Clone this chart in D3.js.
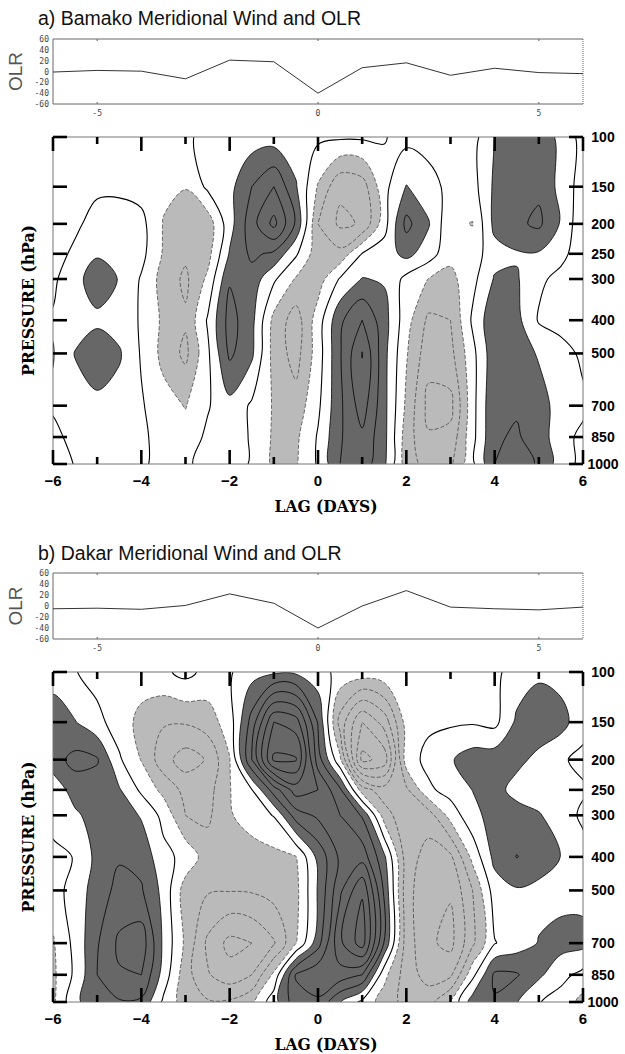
<!DOCTYPE html>
<html>
<head>
<meta charset="utf-8">
<script src="https://cdn.jsdelivr.net/npm/d3@7"></script>
<style>
  body { margin: 0; background: #fff; }
</style>
</head>
<body>
<svg id="fig"></svg>
<script>
// ---- data ----
// lag axis of the wind sections (days) and the radiosonde levels (hPa)
const lags = [-6, -5.5, -5, -4.5, -4, -3.5, -3, -2.5, -2, -1.5, -1, -0.5, 0, 0.5, 1, 1.5, 2, 2.5, 3, 3.5, 4, 4.5, 5, 5.5, 6];
const levels = [100, 150, 200, 250, 300, 400, 500, 700, 850, 1000];

// OLR anomaly at daily lags
const olrLags = [-6, -5, -4, -3, -2, -1, 0, 1, 2, 3, 4, 5, 6];
const olrBamako = [-1, 2, 0.6, -13.5, 21, 18, -40, 7, 16, -7, 6, -2, -4];
const olrDakar = [-5, -4, -6, 1, 22, 5, -40, 0, 28, -2, -5, -7, -2];

// meridional wind, one row per level (100 hPa first), in contour intervals
const windBamako = [
  [-0.4, -0.3, -0.3, -0.3, -0.4, -0.5, -0.3, 0.5, 0.5, 0.5, 0.5, 0.4, 0.2, 0.15, 0.15, 0.05, -0.3, -0.4, -0.4, -0.4, 1.02, 1.6, 1.5, 0.8, -0.4],
  [-0.4, -0.3, -0.15, -0.15, -0.4, -0.8, -0.95, 0.2, 0.7, 2.0, 3.0, 1.1, -1.1, -2.8, -2.5, -0.3, 1.05, 0.4, -0.3, -0.4, 1.2, 1.7, 1.8, 0.7, -0.5],
  [-0.4, -0.15, 0.3, 0.35, 0.3, -1.05, -1.6, -1.6, 0.6, 2.6, 4.3, 1.85, -2.0, -3.2, -2.9, -0.4, 2.3, 1.1, -0.8, -1.04, 1.3, 1.8, 2.2, 0.9, -0.8],
  [-0.3, 0.15, 0.9, 0.75, 0.3, -1.1, -1.8, -1.4, 1.1, 2.2, 1.8, 0.15, -1.6, -1.7, 0.05, 0.5, 1.3, 0.5, -0.7, -0.5, 0.6, 0.9, 0.9, 0.3, -0.6],
  [-0.2, 0.7, 1.5, 0.95, -0.1, -1.4, -2.2, -0.8, 1.9, 1.6, 0.17, -1.1, -1.5, 0.1, 1.05, 0.9, -0.3, -1.02, -1.3, -0.3, 1.1, 1.1, 0.2, -0.3, -0.6],
  [0.1, 0.5, 0.8, 0.55, -0.1, -1.2, -1.85, 0.1, 2.4, 1.3, -1.3, -2.5, -0.5, 1.8, 3.0, 1.4, -0.6, -2.2, -2.0, 0.17, 1.8, 1.3, -0.1, -0.4, -0.3],
  [-0.05, 1.05, 1.6, 1.12, -0.1, -1.3, -2.25, -0.2, 2.2, 1.2, -1.4, -2.4, -0.5, 1.9, 4.05, 1.3, -0.9, -2.6, -2.3, -0.3, 1.7, 1.5, 0.9, 0.4, -0.2],
  [0.15, 0.55, 0.75, 0.6, 0.1, -0.6, -1.05, -0.1, 0.7, -0.15, -1.1, -1.6, -0.2, 1.8, 3.5, 1.3, -1.2, -3.3, -3.3, -0.34, 1.9, 1.9, 1.4, 0.6, 0.2],
  [-0.3, 0.35, 0.5, 0.4, 0.2, -0.4, -0.6, 0.2, 0.5, -0.1, -1.15, -1.2, 0.1, 1.9, 2.8, 1.3, -1.5, -2.9, -2.7, -0.3, 1.9, 2.1, 1.6, 0.3, -0.2],
  [-0.5, 0.05, 0.4, 0.4, 0.15, -0.3, -0.2, 0.4, 0.5, -0.1, -1.2, -1.1, 0.12, 2.0, 2.6, 1.2, -1.5, -2.4, -2.2, -0.2, 2.0, 2.4, 1.9, 0.5, -0.3]
];

const windDakar = [
  [0.6, 0.05, -0.4, -0.4, -0.5, -0.2, 0.3, -0.3, -0.1, 0.6, 0.8, 0.8, 0.4, -0.3, -0.4, -0.3, -0.2, -0.3, -0.4, -0.4, -0.2, 0.4, 0.8, 0.6, 0.3],
  [1.5, 1.05, 0.3, -0.5, -1.3, -1.9, -1.9, -1.5, -0.5, 2.4, 6.0, 5.5, 1.9, -2.4, -5.0, -3.6, -0.6, -0.2, -0.15, -0.1, -0.3, 1.2, 1.7, 1.4, 0.3],
  [1.6, 2.3, 2.1, 0.14, -1.05, -2.6, -3.5, -2.9, -1.05, 3.0, 7.2, 7.1, 2.5, -0.8, -6.3, -5.6, -0.5, 0.3, 0.9, 1.5, 1.6, 1.3, 0.7, 0.1, -0.2],
  [0.3, 1.5, 1.5, 1.1, -0.2, -1.3, -2.3, -2.4, -1.05, -0.05, 2.5, 4.5, 4.0, 2.2, -1.5, -2.6, -2.2, -0.2, 0.4, 1.02, 1.4, 0.6, 0.4, 0.5, 0.1],
  [0.4, 0.8, 1.5, 1.6, 0.9, -0.3, -2.0, -2.2, -1.1, -0.5, 0.05, 2.5, 3.2, 3.0, 1.9, -1.5, -2.8, -2.5, -0.6, 0.7, 1.4, 1.5, 1.1, 0.4, -0.15],
  [-0.3, 0.05, 1.3, 1.9, 1.7, 0.3, -0.3, -1.5, -1.8, -1.5, -1.3, -1.05, 1.3, 3.2, 3.6, 1.2, -2.5, -3.4, -3.2, -0.7, 1.3, 2.03, 1.6, 0.98, 0.3],
  [-0.4, 0.4, 1.5, 2.3, 2.1, 0.7, -1.5, -1.9, -1.95, -1.9, -1.6, -1.3, 1.1, 3.8, 5.9, 1.8, -2.6, -3.8, -3.9, -2.0, 0.5, 0.9, 0.7, 0.6, 0.7],
  [-1.1, 0.3, 1.9, 3.2, 3.6, 0.8, -1.2, -3.2, -4.3, -4.0, -3.1, -1.05, 1.6, 4.8, 6.5, 1.9, -2.5, -3.8, -4.3, -2.2, -0.05, 0.5, 1.05, 1.4, 1.3],
  [-1.2, 0.2, 2.0, 2.9, 3.0, 0.6, -1.6, -2.9, -3.6, -3.0, -0.78, 3.1, 3.8, 3.6, 3.0, -0.7, -2.5, -3.4, -3.2, -0.3, 2.2, 2.1, 1.2, 0.3, -0.3],
  [-1.2, 0.8, 1.6, 1.9, 1.8, -0.2, -1.5, -1.9, -1.85, -1.2, 0.6, 2.6, 2.8, 1.05, -0.25, -1.5, -2.3, -2.4, -0.9, 1.5, 1.9, 1.05, 0.05, -0.4, -1.3]
];

// tick labels
const lagTicks = [-6, -4, -2, 0, 2, 4, 6];
const olrTicks = [-60, -40, -20, 0, 20, 40, 60];
const olrLagTicks = [-5, 0, 5];

// ---- drawing ----
const W = 625, H = 1054;
const plotLeft = 53, plotRight = 583;
const DARK = '#676767', LIGHT = '#bababa';
const sans = 'Liberation Sans, Arial, sans-serif';
const serif = 'DejaVu Serif, Liberation Serif, serif';

const svg = d3.select('#fig').attr('width', W).attr('height', H);
svg.append('rect').attr('width', W).attr('height', H).attr('fill', '#fff');

const x = d3.scaleLinear().domain([-6, 6]).range([plotLeft, plotRight]);

function drawOlr(g, p) {
    const y = d3.scaleLinear().domain([-60, 60]).range([p.olrBottom, p.olrTop]);

    // frame, right edge dotted
    g.append('path')
        .attr('d', `M${plotRight},${p.olrTop}H${plotLeft}V${p.olrBottom}H${plotRight}`)
        .attr('fill', 'none').attr('stroke', '#666').attr('stroke-width', 1);
    g.append('line')
        .attr('x1', plotRight).attr('x2', plotRight)
        .attr('y1', p.olrTop).attr('y2', p.olrBottom)
        .attr('stroke', '#666').attr('stroke-dasharray', '1,1');

    g.selectAll('.olrtick').data(olrLagTicks).enter().append('path')
        .attr('d', d => `M${x(d)},${p.olrTop}v2M${x(d)},${p.olrBottom}v-2`)
        .attr('stroke', '#666');

    g.selectAll('.olrylab').data(olrTicks).enter().append('text')
        .attr('x', 49).attr('y', d => y(d) + 3)
        .attr('text-anchor', 'end')
        .attr('font-family', 'DejaVu Sans Mono, monospace')
        .attr('font-size', 8).attr('fill', '#444')
        .text(d => d);

    g.selectAll('.olrxlab').data(olrLagTicks).enter().append('text')
        .attr('x', d => x(d)).attr('y', p.olrBottom + 12)
        .attr('text-anchor', 'middle')
        .attr('font-family', 'DejaVu Sans Mono, monospace')
        .attr('font-size', 8).attr('fill', '#444')
        .text(d => d);

    g.append('text')
        .attr('transform', `translate(22,${(p.olrTop + p.olrBottom) / 2}) rotate(-90)`)
        .attr('text-anchor', 'middle')
        .attr('font-family', sans).attr('font-size', 19).attr('fill', '#555')
        .text('OLR');

    const line = d3.line()
        .x((d, i) => x(olrLags[i]))
        .y(d => y(d));
    g.append('path').datum(p.olr)
        .attr('d', line)
        .attr('fill', 'none').attr('stroke', '#333').attr('stroke-width', 1);
}

function drawSection(g, p) {
    const y = d3.scalePow().exponent(0.15).domain([100, 1000]).range([p.top, p.bottom]);
    const yPos = levels.map(y);
    const nx = lags.length, ny = levels.length;
    const step = lags[1] - lags[0];

    const flat = [].concat(...p.grid);
    const negFlat = flat.map(v => -v);
    const contours = d3.contours().size([nx, ny]);

    // grid coordinates -> page: samples sit at cell centres
    function toScreen(pt) {
        const lag = lags[0] + (pt[0] - 0.5) * step;
        const r = pt[1] - 0.5;
        const j = Math.max(0, Math.min(ny - 2, Math.floor(r)));
        return [x(lag), yPos[j] + (r - j) * (yPos[j + 1] - yPos[j])];
    }
    const ringLine = d3.line().curve(d3.curveCatmullRomClosed.alpha(0.5));
    function pathOf(geom) {
        return geom.coordinates.map(poly =>
            poly.map(ring => ringLine(ring.slice(0, -1).map(toScreen))).join('')
        ).join('');
    }

    const clipId = 'clip-' + p.id;
    g.append('clipPath').attr('id', clipId)
        .append('rect')
        .attr('x', plotLeft).attr('y', p.top)
        .attr('width', plotRight - plotLeft).attr('height', p.bottom - p.top);

    const c = g.append('g').attr('clip-path', `url(#${clipId})`);

    // shading
    c.append('path').attr('d', pathOf(contours.contour(negFlat, 1)))
        .attr('fill', LIGHT).attr('fill-rule', 'evenodd');
    c.append('path').attr('d', pathOf(contours.contour(flat, 1)))
        .attr('fill', DARK).attr('fill-rule', 'evenodd');

    // contour lines
    for (let k = 1; k <= 8; k++) {
        c.append('path').attr('d', pathOf(contours.contour(negFlat, k)))
            .attr('fill', 'none').attr('stroke', '#4a4a4a')
            .attr('stroke-width', 0.8).attr('stroke-dasharray', '4,2');
        c.append('path').attr('d', pathOf(contours.contour(flat, k)))
            .attr('fill', 'none').attr('stroke', '#000').attr('stroke-width', 0.8);
    }
    c.append('path').attr('d', pathOf(contours.contour(flat, 0)))
        .attr('fill', 'none').attr('stroke', '#000').attr('stroke-width', 1.1);

    // frame
    g.append('rect')
        .attr('x', plotLeft).attr('y', p.top)
        .attr('width', plotRight - plotLeft).attr('height', p.bottom - p.top)
        .attr('fill', 'none').attr('stroke', '#777').attr('stroke-width', 1);

    // thick ticks
    const ticks = g.append('g').attr('stroke', '#000').attr('stroke-width', 2.6);
    levels.forEach(l => {
        ticks.append('line').attr('x1', plotLeft).attr('x2', plotLeft + 14)
            .attr('y1', y(l)).attr('y2', y(l));
        ticks.append('line').attr('x1', plotRight - 14).attr('x2', plotRight)
            .attr('y1', y(l)).attr('y2', y(l));
    });
    d3.range(-6, 7).forEach(d => {
        const len = d % 2 === 0 ? 14 : 7;
        ticks.append('line').attr('x1', x(d)).attr('x2', x(d))
            .attr('y1', p.bottom).attr('y2', p.bottom - len);
        ticks.append('line').attr('x1', x(d)).attr('x2', x(d))
            .attr('y1', p.top).attr('y2', p.top + len);
    });

    // lag labels
    g.selectAll('.laglab').data(lagTicks).enter().append('text')
        .attr('x', d => x(d)).attr('y', p.bottom + 22)
        .attr('text-anchor', 'middle')
        .attr('font-family', sans).attr('font-weight', 'bold').attr('font-size', 15)
        .text(d => d3.format('d')(d));

    // pressure labels on the right
    g.selectAll('.plab').data(levels).enter().append('text')
        .attr('x', 603).attr('y', d => y(d) + 5)
        .attr('text-anchor', 'middle')
        .attr('font-family', sans).attr('font-weight', 'bold').attr('font-size', 14)
        .text(d => d);

    g.append('text')
        .attr('x', 326).attr('y', p.bottom + 48)
        .attr('text-anchor', 'middle')
        .attr('font-family', serif).attr('font-weight', 'bold').attr('font-size', 16)
        .attr('textLength', 103).attr('lengthAdjust', 'spacingAndGlyphs')
        .text('LAG (DAYS)');

    g.append('text')
        .attr('transform', `translate(34,${(p.top + p.bottom) / 2}) rotate(-90)`)
        .attr('text-anchor', 'middle')
        .attr('font-family', serif).attr('font-weight', 'bold').attr('font-size', 17)
        .attr('textLength', 151).attr('lengthAdjust', 'spacingAndGlyphs')
        .text('PRESSURE (hPa)');
}

function drawPanel(p) {
    const g = svg.append('g');
    g.append('text')
        .attr('x', 38).attr('y', p.titleY)
        .attr('font-family', sans).attr('font-size', 19.5).attr('fill', '#111')
        .text(p.title);
    drawOlr(g, p);
    drawSection(g, p);
}

drawPanel({
    id: 'a', title: 'a) Bamako Meridional Wind and OLR', titleY: 25,
    olrTop: 39, olrBottom: 104, olr: olrBamako,
    top: 137, bottom: 464, grid: windBamako
});

drawPanel({
    id: 'b', title: 'b) Dakar Meridional Wind and OLR', titleY: 560,
    olrTop: 573, olrBottom: 639, olr: olrDakar,
    top: 672, bottom: 1002, grid: windDakar
});
</script>
</body>
</html>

YOUR TASK: Restate each line from the start of the listing through the line bearing "700, 850, 1000];" word for word. Drop the pictures.

ANSWER TO THE EXERCISE:
Clone this chart in D3.js.
<!DOCTYPE html>
<html>
<head>
<meta charset="utf-8">
<script src="https://cdn.jsdelivr.net/npm/d3@7"></script>
<style>
  body { margin: 0; background: #fff; }
</style>
</head>
<body>
<svg id="fig"></svg>
<script>
// ---- data ----
// lag axis of the wind sections (days) and the radiosonde levels (hPa)
const lags = [-6, -5.5, -5, -4.5, -4, -3.5, -3, -2.5, -2, -1.5, -1, -0.5, 0, 0.5, 1, 1.5, 2, 2.5, 3, 3.5, 4, 4.5, 5, 5.5, 6];
const levels = [100, 150, 200, 250, 300, 400, 500, 700, 850, 1000];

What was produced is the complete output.